*PROBLEM*. Extract each line of the material that follows exactly and omit its pictures.

Rows from a dataset:
-*-*-

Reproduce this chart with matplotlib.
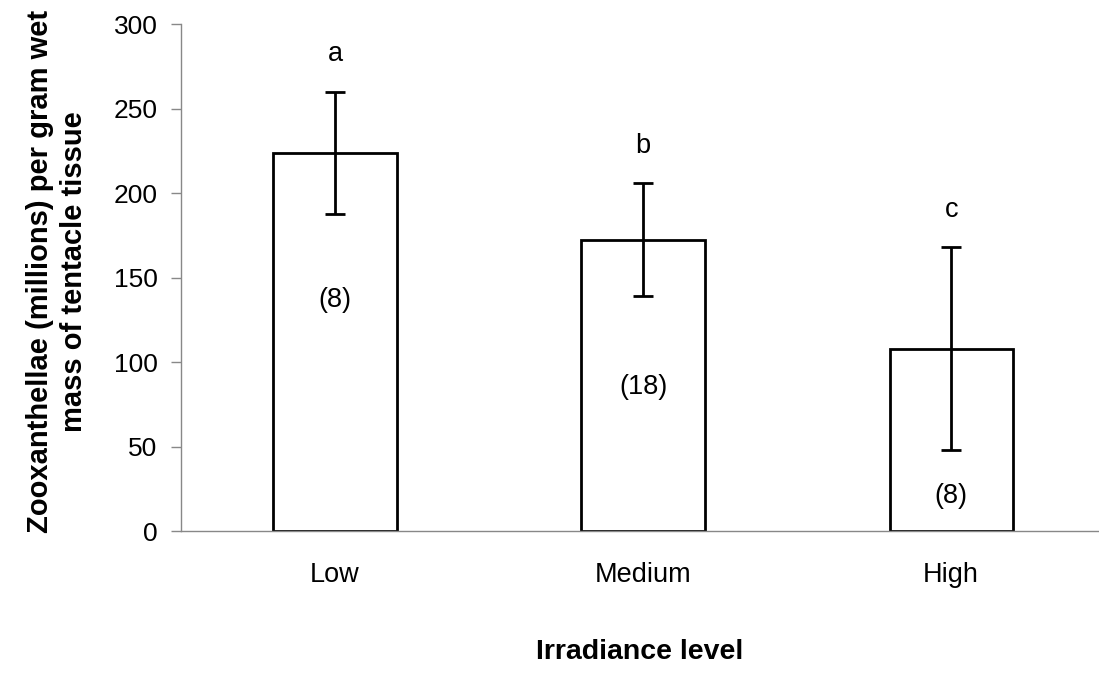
import matplotlib
matplotlib.use("Agg")
import matplotlib.pyplot as plt
import numpy as np

# data
levels = ["Low", "Medium", "High"]
zoox_mean = [224, 172.5, 108]
zoox_err = [36, 33.5, 60]
group_letters = ["a", "b", "c"]
sample_sizes = [8, 18, 8]

plt.rcParams["font.family"] = ["Liberation Sans", "DejaVu Sans"]

fig = plt.figure(figsize=(10.99, 6.75), dpi=100)
ax = fig.add_axes([0.1647, 0.2129, 0.8353, 0.7511])

x = np.arange(len(levels))
ax.bar(x, zoox_mean, width=0.4, color="white", edgecolor="black", linewidth=2, zorder=2)
ax.errorbar(x, zoox_mean, yerr=zoox_err, fmt="none", ecolor="black",
            elinewidth=2, capsize=7.5, capthick=2, zorder=3)

# significance letters above the error bars, sample sizes inside the bars
for xi, m, e, letter, n in zip(x, zoox_mean, zoox_err, group_letters, sample_sizes):
    ax.text(xi, m + e + 18, letter, ha="center", va="baseline", fontsize=19.5)
    ax.text(xi, m - 91, "({})".format(n), ha="center", va="baseline", fontsize=19.5)

ax.set_xlim(-0.5, 2.48)
ax.set_ylim(0, 300)
ax.set_yticks(range(0, 301, 50))
ax.set_xticks(x)
ax.set_xticklabels(levels)

for side in ["top", "right"]:
    ax.spines[side].set_visible(False)
for side in ["left", "bottom"]:
    ax.spines[side].set_color("#888888")
    ax.spines[side].set_linewidth(1)

ax.tick_params(axis="y", length=7, width=1, color="#888888", pad=10, labelsize=19)
ax.tick_params(axis="x", length=0, pad=22, labelsize=19.5)

ax.set_xlabel("Irradiance level", fontsize=20.5, fontweight="bold", labelpad=37)
ax.set_ylabel("Zooxanthellae (millions) per gram wet\nmass of tentacle tissue",
              fontsize=21, fontweight="bold", linespacing=1.3)
ax.yaxis.set_label_coords(-0.101, 0.513)

fig.savefig("out.png", dpi=100)
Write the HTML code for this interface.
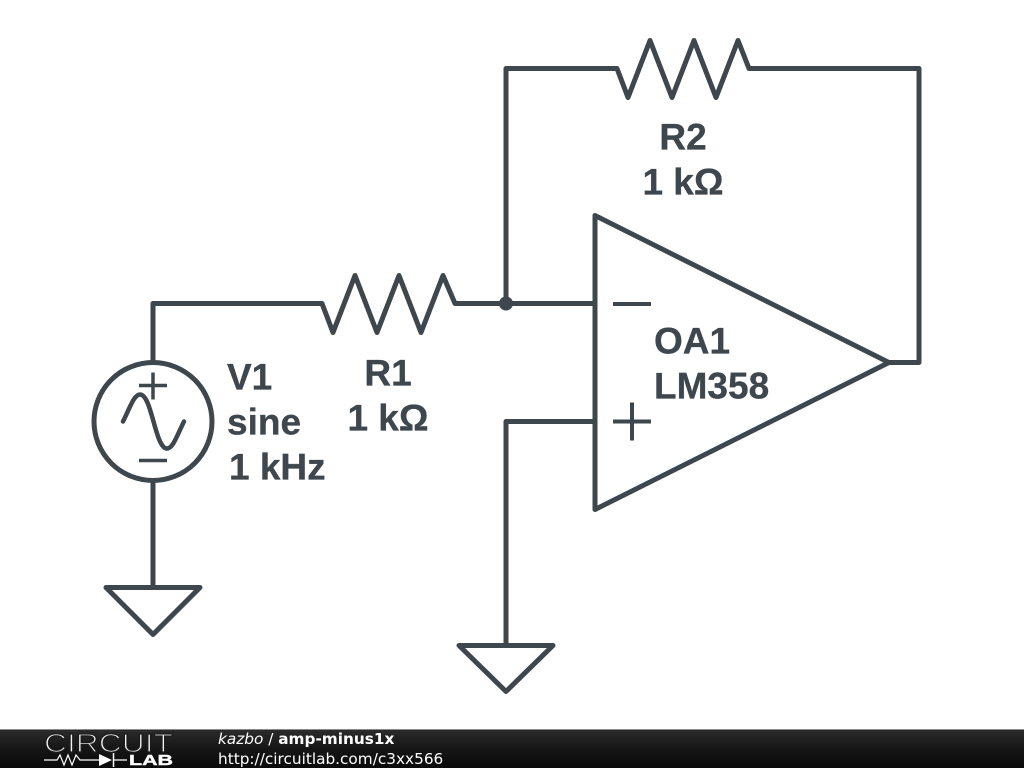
<!DOCTYPE html>
<html><head><meta charset="utf-8"><title>amp-minus1x</title>
<style>html,body{margin:0;padding:0;background:#fff;overflow:hidden}svg{display:block}</style></head>
<body>
<svg xmlns="http://www.w3.org/2000/svg" width="1024" height="768" viewBox="0 0 1024 768">
<defs><linearGradient id="g" x1="0" y1="0" x2="0" y2="1"><stop offset="0" stop-color="#2c2c2c"/><stop offset="0.5" stop-color="#161616"/><stop offset="1" stop-color="#0a0a0a"/></linearGradient></defs>
<rect width="1024" height="768" fill="#fff"/>
<g transform="translate(0 0.5)">
<g fill="none" stroke="#3d474d" stroke-width="5" stroke-linejoin="round" stroke-linecap="round">
<path d="M153 362V303H322L333 332L355 275L377 332L399 275L421 332L443 275L455 303H595"/>
<path d="M506 303V68H617L628 97L650 40L672 97L694 40L716 97L738 40L749 68H919V362H889"/>
<path d="M595 215V509L889 362Z"/>
<path d="M595 421H506V645"/>
<path d="M459 645H553L506 691Z"/>
<path d="M153 480V587"/>
<path d="M106 587H200L153 634Z"/>
<circle cx="153" cy="421" r="59"/>
<path d="M123 421C130 407 134 394 140 394C152 394 155 448 167 448C173 448 177 435 184 421" stroke-width="4.5"/>
<path d="M139 385H167M153 372V399M139 460H167" stroke-width="3.5" stroke-linecap="butt"/>
<path d="M613 303.500H651M613 421H651M632 402V440" stroke-width="4" stroke-linecap="butt"/>
</g>
<circle cx="506" cy="303" r="7" fill="#3d474d"/>
<g font-family="'Liberation Sans',sans-serif" font-weight="700" font-size="37" fill="#3d474d" stroke="#3d474d" stroke-width="0.3">
<text x="683" y="149" text-anchor="middle">R2</text>
<text x="683" y="194" text-anchor="middle">1 kΩ</text>
<text x="388" y="385" text-anchor="middle">R1</text>
<text x="388" y="430" text-anchor="middle">1 kΩ</text>
<text x="227" y="389">V1</text>
<text x="227" y="434">sine</text>
<text x="229" y="479">1 kHz</text>
<text x="654" y="353">OA1</text>
<text x="654" y="398">LM358</text>
</g>
</g>
<rect x="0" y="729" width="1024" height="39" fill="url(#g)"/>
<rect x="0" y="729" width="1024" height="1" fill="#8a8a8a"/>
<text x="44" y="752" font-family="'Liberation Sans',sans-serif" font-size="26" fill="#f4f4f4" stroke="#1c1c1c" stroke-width="1.300" textLength="129" lengthAdjust="spacingAndGlyphs">CIRCUIT</text>
<path d="M44 760H57L60 755L64 765L68 755L72 765L76 755L80 760H99M114 760H127" fill="none" stroke="#fff" stroke-width="1.200"/>
<path d="M99 754L112 760L99 766Z" fill="#fff"/>
<path d="M113.500 753V767" stroke="#fff" stroke-width="1.500"/>
<text x="129" y="765" font-family="'Liberation Sans',sans-serif" font-weight="700" font-size="15" fill="#fff" stroke="#fff" stroke-width="0.4" textLength="44" lengthAdjust="spacingAndGlyphs">LAB</text>
<g font-family="'DejaVu Sans',sans-serif" font-size="15.3" fill="#fff">
<text x="218" y="744"><tspan font-style="italic">kazbo</tspan> / <tspan font-weight="700">amp-minus1x</tspan></text>
<text x="218" y="764">http://circuitlab.com/c3xx566</text>
</g>
</svg>
</body></html>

-*-*-

*THE ANSWER*.
Reproduce this chart with matplotlib.
import matplotlib
matplotlib.use("Agg")
import matplotlib.pyplot as plt
import numpy as np

# data
levels = ["Low", "Medium", "High"]
zoox_mean = [224, 172.5, 108]
zoox_err = [36, 33.5, 60]
group_letters = ["a", "b", "c"]
sample_sizes = [8, 18, 8]

plt.rcParams["font.family"] = ["Liberation Sans", "DejaVu Sans"]

fig = plt.figure(figsize=(10.99, 6.75), dpi=100)
ax = fig.add_axes([0.1647, 0.2129, 0.8353, 0.7511])

x = np.arange(len(levels))
ax.bar(x, zoox_mean, width=0.4, color="white", edgecolor="black", linewidth=2, zorder=2)
ax.errorbar(x, zoox_mean, yerr=zoox_err, fmt="none", ecolor="black",
            elinewidth=2, capsize=7.5, capthick=2, zorder=3)

# significance letters above the error bars, sample sizes inside the bars
for xi, m, e, letter, n in zip(x, zoox_mean, zoox_err, group_letters, sample_sizes):
    ax.text(xi, m + e + 18, letter, ha="center", va="baseline", fontsize=19.5)
    ax.text(xi, m - 91, "({})".format(n), ha="center", va="baseline", fontsize=19.5)

ax.set_xlim(-0.5, 2.48)
ax.set_ylim(0, 300)
ax.set_yticks(range(0, 301, 50))
ax.set_xticks(x)
ax.set_xticklabels(levels)

for side in ["top", "right"]:
    ax.spines[side].set_visible(False)
for side in ["left", "bottom"]:
    ax.spines[side].set_color("#888888")
    ax.spines[side].set_linewidth(1)

ax.tick_params(axis="y", length=7, width=1, color="#888888", pad=10, labelsize=19)
ax.tick_params(axis="x", length=0, pad=22, labelsize=19.5)

ax.set_xlabel("Irradiance level", fontsize=20.5, fontweight="bold", labelpad=37)
ax.set_ylabel("Zooxanthellae (millions) per gram wet\nmass of tentacle tissue",
              fontsize=21, fontweight="bold", linespacing=1.3)
ax.yaxis.set_label_coords(-0.101, 0.513)

fig.savefig("out.png", dpi=100)
Write the HTML code for this interface.
<!DOCTYPE html>
<html><head><meta charset="utf-8"><title>amp-minus1x</title>
<style>html,body{margin:0;padding:0;background:#fff;overflow:hidden}svg{display:block}</style></head>
<body>
<svg xmlns="http://www.w3.org/2000/svg" width="1024" height="768" viewBox="0 0 1024 768">
<defs><linearGradient id="g" x1="0" y1="0" x2="0" y2="1"><stop offset="0" stop-color="#2c2c2c"/><stop offset="0.5" stop-color="#161616"/><stop offset="1" stop-color="#0a0a0a"/></linearGradient></defs>
<rect width="1024" height="768" fill="#fff"/>
<g transform="translate(0 0.5)">
<g fill="none" stroke="#3d474d" stroke-width="5" stroke-linejoin="round" stroke-linecap="round">
<path d="M153 362V303H322L333 332L355 275L377 332L399 275L421 332L443 275L455 303H595"/>
<path d="M506 303V68H617L628 97L650 40L672 97L694 40L716 97L738 40L749 68H919V362H889"/>
<path d="M595 215V509L889 362Z"/>
<path d="M595 421H506V645"/>
<path d="M459 645H553L506 691Z"/>
<path d="M153 480V587"/>
<path d="M106 587H200L153 634Z"/>
<circle cx="153" cy="421" r="59"/>
<path d="M123 421C130 407 134 394 140 394C152 394 155 448 167 448C173 448 177 435 184 421" stroke-width="4.5"/>
<path d="M139 385H167M153 372V399M139 460H167" stroke-width="3.5" stroke-linecap="butt"/>
<path d="M613 303.500H651M613 421H651M632 402V440" stroke-width="4" stroke-linecap="butt"/>
</g>
<circle cx="506" cy="303" r="7" fill="#3d474d"/>
<g font-family="'Liberation Sans',sans-serif" font-weight="700" font-size="37" fill="#3d474d" stroke="#3d474d" stroke-width="0.3">
<text x="683" y="149" text-anchor="middle">R2</text>
<text x="683" y="194" text-anchor="middle">1 kΩ</text>
<text x="388" y="385" text-anchor="middle">R1</text>
<text x="388" y="430" text-anchor="middle">1 kΩ</text>
<text x="227" y="389">V1</text>
<text x="227" y="434">sine</text>
<text x="229" y="479">1 kHz</text>
<text x="654" y="353">OA1</text>
<text x="654" y="398">LM358</text>
</g>
</g>
<rect x="0" y="729" width="1024" height="39" fill="url(#g)"/>
<rect x="0" y="729" width="1024" height="1" fill="#8a8a8a"/>
<text x="44" y="752" font-family="'Liberation Sans',sans-serif" font-size="26" fill="#f4f4f4" stroke="#1c1c1c" stroke-width="1.300" textLength="129" lengthAdjust="spacingAndGlyphs">CIRCUIT</text>
<path d="M44 760H57L60 755L64 765L68 755L72 765L76 755L80 760H99M114 760H127" fill="none" stroke="#fff" stroke-width="1.200"/>
<path d="M99 754L112 760L99 766Z" fill="#fff"/>
<path d="M113.500 753V767" stroke="#fff" stroke-width="1.500"/>
<text x="129" y="765" font-family="'Liberation Sans',sans-serif" font-weight="700" font-size="15" fill="#fff" stroke="#fff" stroke-width="0.4" textLength="44" lengthAdjust="spacingAndGlyphs">LAB</text>
<g font-family="'DejaVu Sans',sans-serif" font-size="15.3" fill="#fff">
<text x="218" y="744"><tspan font-style="italic">kazbo</tspan> / <tspan font-weight="700">amp-minus1x</tspan></text>
<text x="218" y="764">http://circuitlab.com/c3xx566</text>
</g>
</svg>
</body></html>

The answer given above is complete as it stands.